### DESCRIPTION OF THE TASK
Leaving the pictures aside, transcribe every line below exactly.

*-*-*

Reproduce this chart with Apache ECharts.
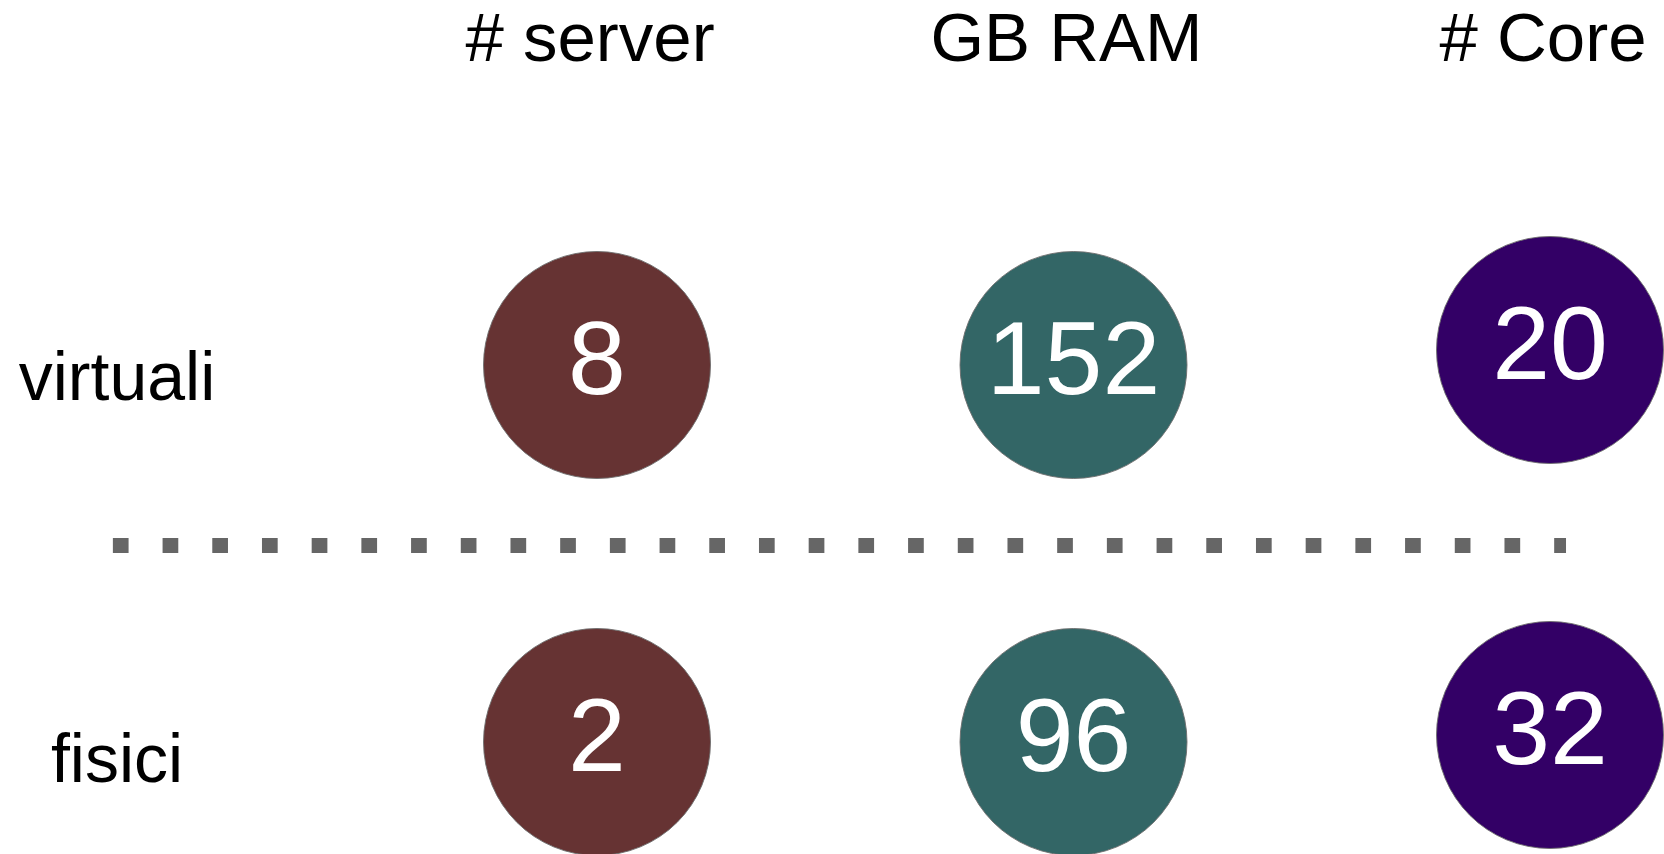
<!DOCTYPE html>
<html>
<head>
<meta charset="utf-8">
<script src="https://cdn.jsdelivr.net/npm/echarts@6/dist/echarts.min.js"></script>
<style>
html,body{margin:0;padding:0;background:#fff;}
#c{width:1664px;height:854px;}
</style>
</head>
<body>
<div id="c"></div>
<script>
// ---- data ----
const columns = ['# server', 'GB RAM', '# Core'];
const rows = ['virtuali', 'fisici'];
const rowPos = [1, 0];               // category positions of the rows
const virtuali = [8, 152, 20];
const fisici = [2, 96, 32];
const colors = ['#663333', '#336666', '#330066'];
const separator = { y: 0.521, from: -1.016, to: 2.0336 };

const FONT = '"Liberation Sans", Arial, sans-serif';
const chart = echarts.init(document.getElementById('c'), null, { renderer: 'canvas' });

// per-column nudges (style)
const nudges = [
  [[0, 0], [0, 0]],
  [[0, 0], [0, 0]],
  [[0, -15], [0, -7]]
];

const series = columns.map((name, i) => ({
  type: 'scatter',
  name: name,
  symbol: 'circle',
  symbolSize: 227,
  itemStyle: { color: colors[i], borderColor: 'rgba(110,110,110,0.9)', borderWidth: 1, opacity: 1 },
  label: {
    show: true,
    position: 'inside',
    color: '#ffffff',
    fontFamily: FONT,
    fontSize: 104,
    formatter: p => String(p.value[2])
  },
  emphasis: { disabled: true },
  data: [
    { value: [i, rowPos[0], virtuali[i]], symbolOffset: nudges[i][0] },
    { value: [i, rowPos[1], fisici[i]], symbolOffset: nudges[i][1] }
  ]
}));

series.push({
  type: 'line',
  data: [],
  markLine: {
    silent: true,
    symbol: ['none', 'none'],
    label: { show: false },
    lineStyle: { color: '#666666', width: 15, type: [15.7, 34], cap: 'butt', opacity: 1 },
    emphasis: { disabled: true },
    data: [[
      { coord: [separator.from, separator.y] },
      { coord: [separator.to, separator.y] }
    ]]
  }
});

chart.setOption({
  animation: false,
  backgroundColor: '#ffffff',
  grid: { left: 0, right: 0, top: 0, bottom: 0, containLabel: false },
  xAxis: {
    type: 'value',
    position: 'top',
    min: -1.25289,
    max: 2.23924,
    axisLine: { show: false },
    axisTick: { show: false },
    splitLine: { show: false },
    axisLabel: {
      inside: true,
      customValues: [0, 1, 2],
      margin: 42,
      verticalAlign: 'middle',
      align: 'center',
      padding: [0, 14, 0, 0],
      color: '#000000',
      fontFamily: FONT,
      fontSize: 69,
      formatter: v => columns[Math.round(v)] || ''
    }
  },
  yAxis: {
    type: 'value',
    min: -0.29708,
    max: 1.96817,
    axisLine: { show: false },
    axisTick: { show: false },
    splitLine: { show: false },
    axisLabel: {
      inside: true,
      customValues: rowPos,
      margin: 117,
      align: 'center',
      verticalAlign: 'middle',
      color: '#000000',
      fontFamily: FONT,
      fontSize: 68,
      formatter: v => v === rowPos[0] ? '{a|' + rows[0] + '}' : '{b|' + rows[1] + '}',
      rich: {
        a: { fontFamily: FONT, fontSize: 68, color: '#000', padding: [32, 0, 0, 0] },
        b: { fontFamily: FONT, fontSize: 68, color: '#000', padding: [42, 0, 0, 0] }
      }
    }
  },
  series: series
});
</script>
</body>
</html>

*-*-*

### FINAL RESULT
Reproduce this chart with Apache ECharts.
<!DOCTYPE html>
<html>
<head>
<meta charset="utf-8">
<script src="https://cdn.jsdelivr.net/npm/echarts@6/dist/echarts.min.js"></script>
<style>
html,body{margin:0;padding:0;background:#fff;}
#c{width:1664px;height:854px;}
</style>
</head>
<body>
<div id="c"></div>
<script>
// ---- data ----
const columns = ['# server', 'GB RAM', '# Core'];
const rows = ['virtuali', 'fisici'];
const rowPos = [1, 0];               // category positions of the rows
const virtuali = [8, 152, 20];
const fisici = [2, 96, 32];
const colors = ['#663333', '#336666', '#330066'];
const separator = { y: 0.521, from: -1.016, to: 2.0336 };

const FONT = '"Liberation Sans", Arial, sans-serif';
const chart = echarts.init(document.getElementById('c'), null, { renderer: 'canvas' });

// per-column nudges (style)
const nudges = [
  [[0, 0], [0, 0]],
  [[0, 0], [0, 0]],
  [[0, -15], [0, -7]]
];

const series = columns.map((name, i) => ({
  type: 'scatter',
  name: name,
  symbol: 'circle',
  symbolSize: 227,
  itemStyle: { color: colors[i], borderColor: 'rgba(110,110,110,0.9)', borderWidth: 1, opacity: 1 },
  label: {
    show: true,
    position: 'inside',
    color: '#ffffff',
    fontFamily: FONT,
    fontSize: 104,
    formatter: p => String(p.value[2])
  },
  emphasis: { disabled: true },
  data: [
    { value: [i, rowPos[0], virtuali[i]], symbolOffset: nudges[i][0] },
    { value: [i, rowPos[1], fisici[i]], symbolOffset: nudges[i][1] }
  ]
}));

series.push({
  type: 'line',
  data: [],
  markLine: {
    silent: true,
    symbol: ['none', 'none'],
    label: { show: false },
    lineStyle: { color: '#666666', width: 15, type: [15.7, 34], cap: 'butt', opacity: 1 },
    emphasis: { disabled: true },
    data: [[
      { coord: [separator.from, separator.y] },
      { coord: [separator.to, separator.y] }
    ]]
  }
});

chart.setOption({
  animation: false,
  backgroundColor: '#ffffff',
  grid: { left: 0, right: 0, top: 0, bottom: 0, containLabel: false },
  xAxis: {
    type: 'value',
    position: 'top',
    min: -1.25289,
    max: 2.23924,
    axisLine: { show: false },
    axisTick: { show: false },
    splitLine: { show: false },
    axisLabel: {
      inside: true,
      customValues: [0, 1, 2],
      margin: 42,
      verticalAlign: 'middle',
      align: 'center',
      padding: [0, 14, 0, 0],
      color: '#000000',
      fontFamily: FONT,
      fontSize: 69,
      formatter: v => columns[Math.round(v)] || ''
    }
  },
  yAxis: {
    type: 'value',
    min: -0.29708,
    max: 1.96817,
    axisLine: { show: false },
    axisTick: { show: false },
    splitLine: { show: false },
    axisLabel: {
      inside: true,
      customValues: rowPos,
      margin: 117,
      align: 'center',
      verticalAlign: 'middle',
      color: '#000000',
      fontFamily: FONT,
      fontSize: 68,
      formatter: v => v === rowPos[0] ? '{a|' + rows[0] + '}' : '{b|' + rows[1] + '}',
      rich: {
        a: { fontFamily: FONT, fontSize: 68, color: '#000', padding: [32, 0, 0, 0] },
        b: { fontFamily: FONT, fontSize: 68, color: '#000', padding: [42, 0, 0, 0] }
      }
    }
  },
  series: series
});
</script>
</body>
</html>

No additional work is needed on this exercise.